[Instructions to follow] Carry none of the pictures over; write out the complete data exactly.

[Provided material]

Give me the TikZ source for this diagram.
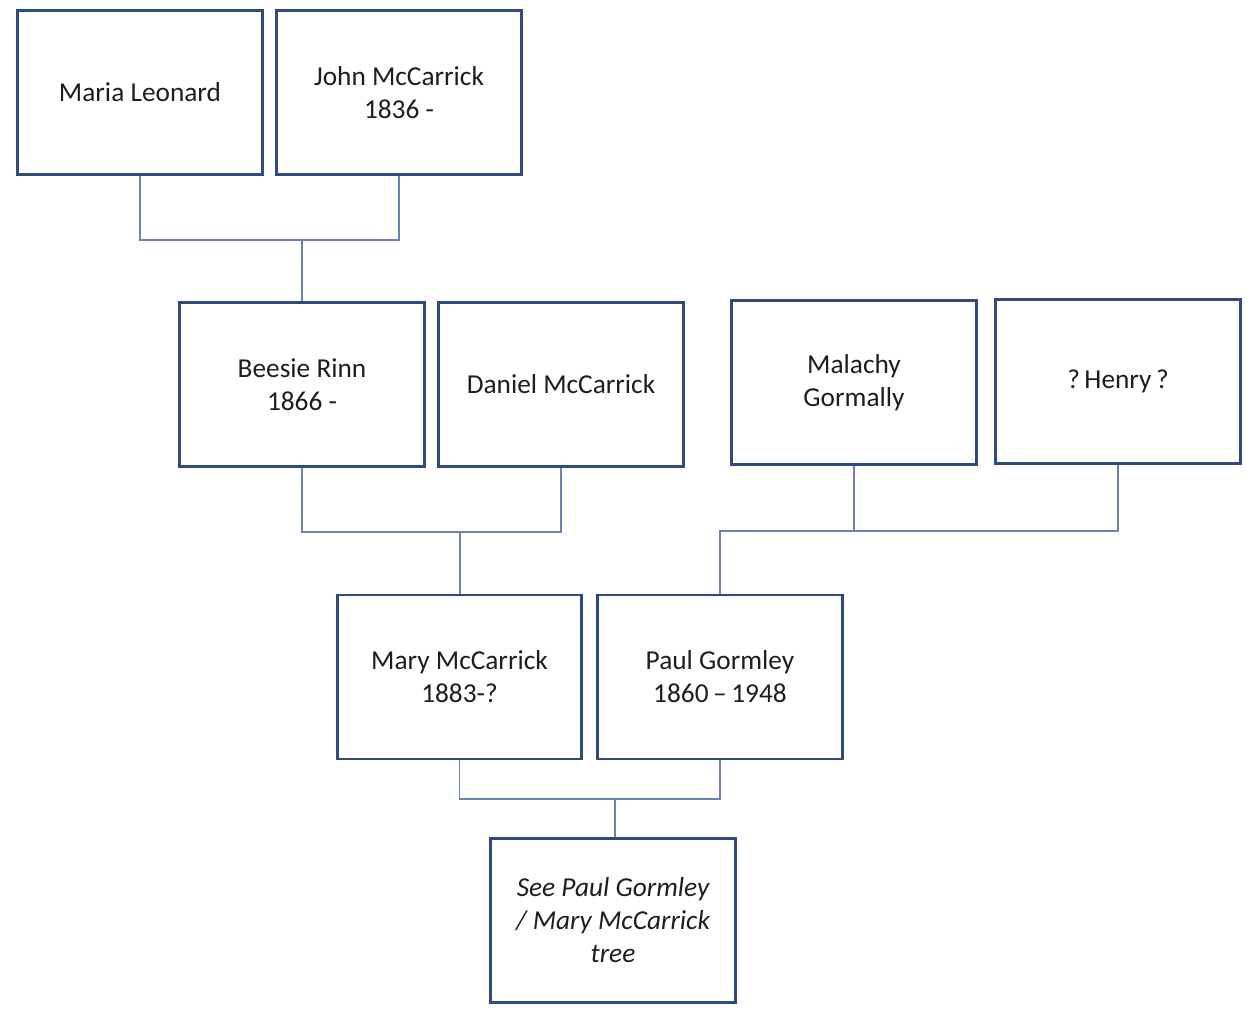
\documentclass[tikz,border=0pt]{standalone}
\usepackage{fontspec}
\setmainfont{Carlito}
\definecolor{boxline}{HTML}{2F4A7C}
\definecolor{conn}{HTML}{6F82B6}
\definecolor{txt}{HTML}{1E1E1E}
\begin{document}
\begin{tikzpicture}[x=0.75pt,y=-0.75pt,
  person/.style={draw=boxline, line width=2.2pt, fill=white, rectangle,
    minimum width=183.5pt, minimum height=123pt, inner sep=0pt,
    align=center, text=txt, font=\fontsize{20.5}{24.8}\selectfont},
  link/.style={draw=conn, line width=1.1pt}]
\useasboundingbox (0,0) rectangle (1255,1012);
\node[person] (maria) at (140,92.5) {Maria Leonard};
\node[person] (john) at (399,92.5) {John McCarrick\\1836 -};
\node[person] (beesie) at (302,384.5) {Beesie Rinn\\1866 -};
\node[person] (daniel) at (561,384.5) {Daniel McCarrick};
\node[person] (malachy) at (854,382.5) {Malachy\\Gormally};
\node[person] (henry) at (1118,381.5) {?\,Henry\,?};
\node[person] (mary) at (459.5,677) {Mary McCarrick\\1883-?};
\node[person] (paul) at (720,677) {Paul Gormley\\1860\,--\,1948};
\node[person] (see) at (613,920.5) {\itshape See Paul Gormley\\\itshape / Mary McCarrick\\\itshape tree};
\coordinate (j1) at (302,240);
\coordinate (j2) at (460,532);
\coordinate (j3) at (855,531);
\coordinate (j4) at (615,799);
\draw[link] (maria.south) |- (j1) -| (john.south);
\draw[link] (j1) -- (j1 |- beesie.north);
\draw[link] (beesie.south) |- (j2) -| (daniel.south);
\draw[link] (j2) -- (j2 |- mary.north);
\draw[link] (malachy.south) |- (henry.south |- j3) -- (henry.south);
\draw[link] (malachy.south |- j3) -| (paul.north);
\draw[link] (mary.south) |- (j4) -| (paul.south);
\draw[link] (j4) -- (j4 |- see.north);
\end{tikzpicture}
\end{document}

[Reply]
Give me the TikZ source for this diagram.
\documentclass[tikz,border=0pt]{standalone}
\usepackage{fontspec}
\setmainfont{Carlito}
\definecolor{boxline}{HTML}{2F4A7C}
\definecolor{conn}{HTML}{6F82B6}
\definecolor{txt}{HTML}{1E1E1E}
\begin{document}
\begin{tikzpicture}[x=0.75pt,y=-0.75pt,
  person/.style={draw=boxline, line width=2.2pt, fill=white, rectangle,
    minimum width=183.5pt, minimum height=123pt, inner sep=0pt,
    align=center, text=txt, font=\fontsize{20.5}{24.8}\selectfont},
  link/.style={draw=conn, line width=1.1pt}]
\useasboundingbox (0,0) rectangle (1255,1012);
\node[person] (maria) at (140,92.5) {Maria Leonard};
\node[person] (john) at (399,92.5) {John McCarrick\\1836 -};
\node[person] (beesie) at (302,384.5) {Beesie Rinn\\1866 -};
\node[person] (daniel) at (561,384.5) {Daniel McCarrick};
\node[person] (malachy) at (854,382.5) {Malachy\\Gormally};
\node[person] (henry) at (1118,381.5) {?\,Henry\,?};
\node[person] (mary) at (459.5,677) {Mary McCarrick\\1883-?};
\node[person] (paul) at (720,677) {Paul Gormley\\1860\,--\,1948};
\node[person] (see) at (613,920.5) {\itshape See Paul Gormley\\\itshape / Mary McCarrick\\\itshape tree};
\coordinate (j1) at (302,240);
\coordinate (j2) at (460,532);
\coordinate (j3) at (855,531);
\coordinate (j4) at (615,799);
\draw[link] (maria.south) |- (j1) -| (john.south);
\draw[link] (j1) -- (j1 |- beesie.north);
\draw[link] (beesie.south) |- (j2) -| (daniel.south);
\draw[link] (j2) -- (j2 |- mary.north);
\draw[link] (malachy.south) |- (henry.south |- j3) -- (henry.south);
\draw[link] (malachy.south |- j3) -| (paul.north);
\draw[link] (mary.south) |- (j4) -| (paul.south);
\draw[link] (j4) -- (j4 |- see.north);
\end{tikzpicture}
\end{document}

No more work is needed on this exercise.